Sanofi (SNY) should produce top-line data in early 2021 from its ATLAS clinical studies of fitusiran in hemophilia (Type A/B, with and without inhibitors). Alnylam is entitled to a 15% to 30% tiered royalty, and data thus far have been encouraging, but a clean safety profile will be essential (particularly with thrombotic events). Sanofi offered Phase II OLE data back in late June, and in a multiyear study with a median drug exposure of 2.6 years, the drug showed a 75% reduction in anti-thrombin from baseline and an average annual bleed rate of 0.84 (1.01 in non-inhibitor patients, 0.44 in inhibitor patients).
That bleed rate is very competitive with Roche's (OTCQX:RHHBY) Hemlibra, which has a reported on-label ABR of 2.6 and is also dosed by monthly injection. Gene therapy will certainly be a competitive challenge, but BioMarin's (BMRN) Roctavian data showed some interesting trends, including an increase in ABR from Year 2 to Year 4 of 0.2 to 1.3 (after a sharp drop from the initial 16.3), and the impact on Factor VIII seems to weaken with time, raising questions as to whether the therapy will have to be "topped up" over time.
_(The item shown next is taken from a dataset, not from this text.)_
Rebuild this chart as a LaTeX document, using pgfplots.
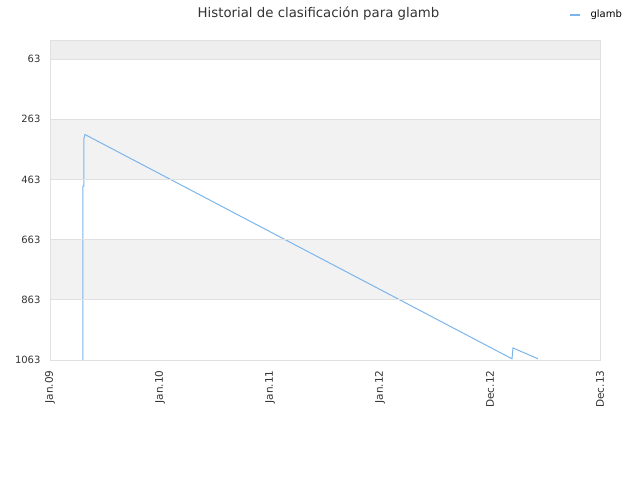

Alnylam also confirmed that Phase II data on cemdisiran in IgA nephropathy should be available in 2021, and the company is also pursuing a combo study with Regeneron's pozelimab in paroxysmal nocturnal hemoglobinuria (or PNH).
Among early-stage candidates, management intends to report additional Phase I data on ALN-AGT (hypertension) in the second half of the year, and recently filed a CTA for a Phase I study in the U.K. of its NASH candidate ALN-HSD. Last and not least, a candidate was selected in the company's COVID-19 partnership with Vir (VIR), with an IND filing before year-end. While this drug may well be too late in arriving to have a meaningful impact on the COVID-19 pandemic, it could still offer some invaluable safety data and proof of concept for RNAi lung delivery.
The Outlook
In addition to the normal pipeline updates, Alnylam announced that its long-time President Barry Greene is leaving the company. CEO John Maraganore has spoken glowingly of Greene on multiple occasions, and it will be a loss for the company, but one that I think the company can manage.
I haven't made any major changes to my model with these updates, though I'll admit to being tempted to upgrade some of my assumptions on fitusiran after the June OLE data discussion. The company's ATTR program (Onpattro and vutrisiran) remains the primary source of value at over $70, but it's now less than half of the total value I see here, with inclisiran, fitusiran, and Givlaari all contributing more than $15/share in value each, and lumasiran close behind. ALN-AGT is a potentially high-value drug on the basis of the large addressable market, but I want to see more data.
The Bottom Line
Alnylam shares shot up above my near-term fair value a few weeks ago, but have since retreated back below. While I don't think the shares are remarkably undervalued, I do see a lot of opportunities for the company to build value with positive data updates, and I continue to regard this as a long-term holding.